Through calculation, the wear volume of the coating was found to be 14 × 10⁻³ mm³, and the wear volume of the substrate was 27 × 10⁻³ mm³. The wear resistance of the coating is increased to 48% compared with the substrate. Under the abrasive wear mechanism, the wear resistance of the material is directly proportional to its hardness. Moreover, the coating had significantly higher hardness than the substrate, so the coating exhibited lower wear volume and higher wear resistance.

4. Conclusions

(1)

In this study, an attempt was made to improve the mechanical properties of Cr12MoV by laser cladding Ni60 alloy reinforced by WC. The results showed that the hardness and wear resistance of the coating were significantly improved compared with that of the substrate. The details are as follows:

(2)

The phases of the coating are composed of Cr–Fe–Ni, γ-(Fe, Ni), Cr23C6, Cr7C3, and W2C. The microstructure of the coating layer is dendrite. The supercooling degree from the bottom to the top of the molten pool gradually increased, resulting in the dendrite morphology changing from coarse to fine.

(3)

The zigzag microstructure of the bonding zone ensured the metallurgical bonding strength. The undisolved WC diffusive distributed in the bottom of the coating, which significantly improved the interfacial bond strength. In addition, WC particles were tightly embedded in Ni dendrites, which reduced the cracking sensitivity of the coating. There were no cracks, holes, or other defects in the interface between the cladding layer and substrate.

(4)

The average hardness of the coating was 59% higher than that of the substrate under the combined effects of solution strengthening, diffusion hardening, and fine grain strengthening.
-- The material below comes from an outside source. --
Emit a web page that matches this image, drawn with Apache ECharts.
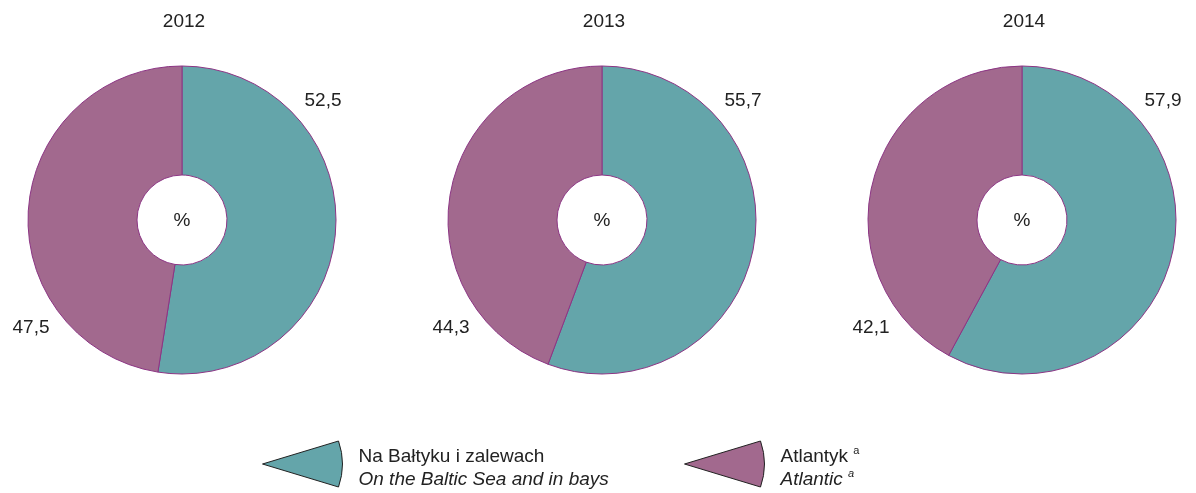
<!DOCTYPE html>
<html>
<head>
<meta charset="utf-8">
<script src="https://cdn.jsdelivr.net/npm/echarts@6/dist/echarts.min.js"></script>
<style>
  html, body { margin: 0; padding: 0; background: #fff; }
  #main { width: 1196px; height: 493px; }
</style>
</head>
<body>
<div id="main"></div>
<script>
// dane z wykresu (%)
var years = ['2012', '2013', '2014'];
var baltic = [52.5, 55.7, 57.9];
var atlantic = [47.5, 44.3, 42.1];
var seriesNames = ['Na Bałtyku i zalewach', 'Atlantyk'];

var centersX = [182, 602, 1022];
var centerY = 220;
var textColor = '#222';
var font = 'Liberation Sans, Arial, sans-serif';

function fmt(v) {
  return v.toFixed(1).replace('.', ',');
}

var titles = [];
var series = [];
years.forEach(function (y, i) {
  var cx = centersX[i];
  titles.push({
    text: y, left: cx + 2, top: 12, textAlign: 'center', padding: 0,
    textStyle: { fontSize: 19, fontWeight: 'normal', color: textColor, fontFamily: font }
  });
  titles.push({
    text: '%', left: cx, top: centerY - 9, textAlign: 'center', padding: 0,
    textStyle: { fontSize: 19, fontWeight: 'normal', color: textColor, fontFamily: font }
  });
  series.push({
    type: 'pie',
    center: [cx, centerY],
    radius: [45, 154],
    startAngle: 90,
    clockwise: true,
    silent: true,
    animation: false,
    itemStyle: { borderColor: '#8c3584', borderWidth: 1 },
    label: {
      show: true, position: 'inside',
      fontSize: 19, color: textColor, fontFamily: font,
      formatter: function (p) { return fmt(p.value); }
    },
    labelLine: { show: false },
    labelLayout: function (p) {
      // etykiety w stałym miejscu względem środka koła
      if (p.dataIndex === 0) {
        return { x: cx + 141, y: centerY - 119, align: 'center', verticalAlign: 'middle' };
      }
      return { x: cx - 151, y: centerY + 108, align: 'center', verticalAlign: 'middle' };
    },
    data: [
      { name: seriesNames[0], value: baltic[i] },
      { name: seriesNames[1], value: atlantic[i] }
    ]
  });
});

var iconPath = 'path://M0,23 L76,0 Q84,23 76,46 Z';
var legendText = {
  fontSize: 19, color: textColor, fontFamily: font, lineHeight: 23,
  padding: [8, 0, 0, 0],
  rich: {
    a: { fontSize: 19, color: textColor, fontFamily: font, lineHeight: 23, padding: [0, 0, 0, 11] },
    b: { fontSize: 19, color: textColor, fontFamily: font, fontStyle: 'italic', lineHeight: 23, padding: [0, 0, 0, 11] },
    s: { fontSize: 11, color: textColor, fontFamily: font, verticalAlign: 'top', lineHeight: 23 },
    bs: { fontSize: 11, color: textColor, fontFamily: font, fontStyle: 'italic', verticalAlign: 'top', lineHeight: 23 }
  }
};
function legendFormatter(name) {
  if (name === seriesNames[0]) {
    return '{a|Na Bałtyku i zalewach}\n{b|On the Baltic Sea and in bays}';
  }
  return '{a|Atlantyk }{s|a}\n{b|Atlantic }{bs|a}';
}

var option = {
  backgroundColor: '#fff',
  color: ['#64a5aa', '#a2698e'],
  title: titles,
  legend: [
    {
      data: [seriesNames[0]], left: 257, top: 432,
      icon: iconPath, itemWidth: 80, itemHeight: 46,
      itemStyle: { borderColor: '#222', borderWidth: 1 },
      textStyle: legendText, formatter: legendFormatter, selectedMode: false
    },
    {
      data: [seriesNames[1]], left: 679, top: 432,
      icon: iconPath, itemWidth: 80, itemHeight: 46,
      itemStyle: { borderColor: '#222', borderWidth: 1 },
      textStyle: legendText, formatter: legendFormatter, selectedMode: false
    }
  ],
  series: series
};

var myChart = echarts.init(document.getElementById('main'));
myChart.setOption(option);
</script>
</body>
</html>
Because Ni60 alloy has good self-lubricity, the friction coefficient of coating was 33% lower than that of the substrate. The wear mechanism of the coating was mainly abrasive wear, and the wear mechanism of the substrate was adhesive wear and abrasive wear. Under the abrasive wear mechanism, the wear resistance of the material was proportional to the hardness, so the coating had a high wear resistance. Compared with the substrate, the wear volume of the coating was reduced by 48%.